L’étrangère est devenue une fille du village.
« Nous sommes en guerre ». Ces mots du président Macron le 16 mars 2020, vibrent particulièrement pour la scénariste. Elle pense aussitôt aux anciens, nés pendant la seconde guerre mondiale, qui ont vécu le couvre-feu ; elle se demande comment ces mots résonnent chez eux. Dès cet instant, faisant fi des horaires de sortie, elle entreprend de toquer à la porte de tous ces vieux, si proches d’elle géographiquement, qu’elle n’a pas encore eu le temps de rencontrer.
Cette parenthèse qu’elle ouvre dans la vacuité du confinement, devient une quête vitale ; connaître la vie de ces personnes qui n’ont jamais quitté leur maison, et, à travers elles raconter la vie d’un village.
Les Immobiles, ce sera le titre, questionne le rapport au temps et le cheminement d’une vie. Alors que tout va très vite aujourd’hui, que l’on peut facilement aller à l’autre bout du monde, Ève a voulu comprendre comment on voyage en restant toute sa vie au même endroit.
Comment apprivoiser ces personnes dont elle ne sait rien ? mériter leur confiance, elle, l’étrangère du village ? En étant elle-même, en acceptant de livrer aussi un peu de soi. Rentrer dans leur vie jusqu’à en faire partie, et les laisser entrer dans la sienne. Une expérience d’une profonde humanité, où la scénariste s’est confrontée à ses propres peurs, à la mort aussi.
En acceptant de se raconter, ses Immobiles lui ont offert une parole intime, pleine de pudeur, abordant tous les cycles d’une vie. Au cours de ces entretiens, véritables espaces hors du temps, les mots, les regards, les silences, les soupirs ont lié doucement sa vie à la leur.
Depuis la diffusion du documentaire et l’édition du livre en juillet dernier, les retours sont très positifs. Elle est désormais adoptée par le village de Saint-Alvère. Les habitants ont enfin perçu, sous la carapace d’un tempérament indomptable, la sensibilité, la générosité d’une femme, avant tout en quête de la part d’humanité en chacun de nous.
Toutes les vies sont importantes et intéressantes
Passionnée avant tout par les histoires, humbles, singulières, qui ne figurent pas dans les livres d’histoire, Ève aime par-dessus tout mettre dans la lumière ces invisibles, qui n’ont peut-être pas une Rolex à 50 ans, mais qui n’en ont pas pour autant raté leur vie.

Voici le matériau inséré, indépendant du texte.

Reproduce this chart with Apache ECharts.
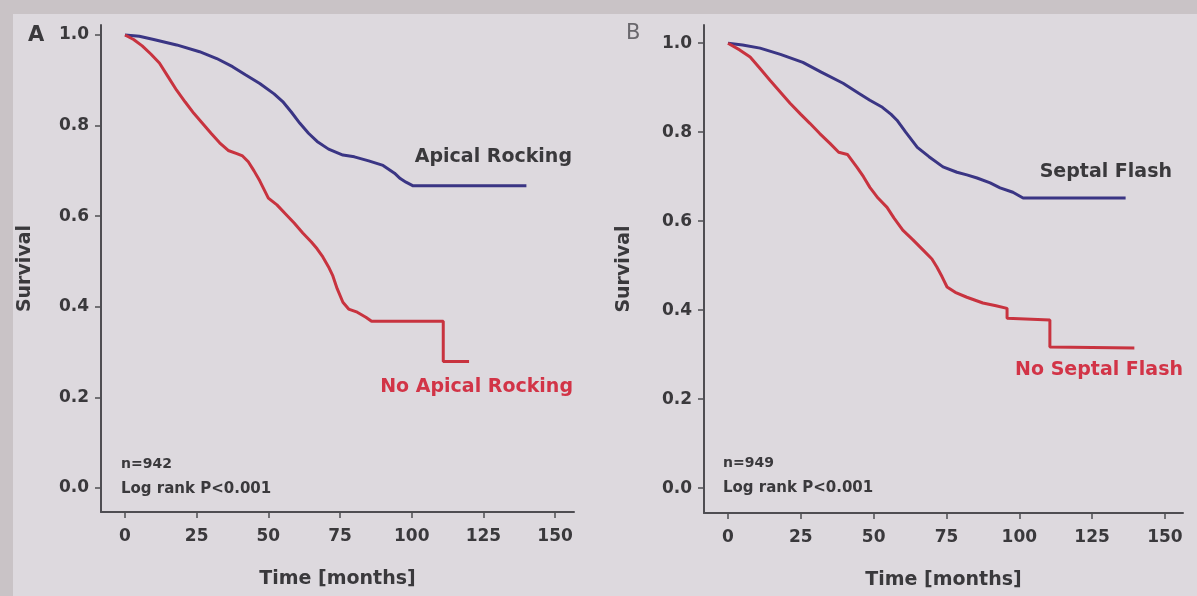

Cet automne, elle reprendra la caméra pour partir à la rencontre de huit femmes comédiennes quinquagénaires, afin de comprendre et faire partager ce qu’est la vie d’une comédienne à la campagne. Elle poursuivra également l’écriture de son prochain roman à paraître courant 2024. L’histoire de la séparation d’un couple en pleine période nataliste sous le règne de Ceausescu. Un roman interrogeant le rapport au temps, et la force de la reconstruction du passé, pour mieux affronter le présent.
L’ouvrage d’Ève Guillou est disponible à la P’tite Factory et en commande dans toutes les librairies, Mars-A édition.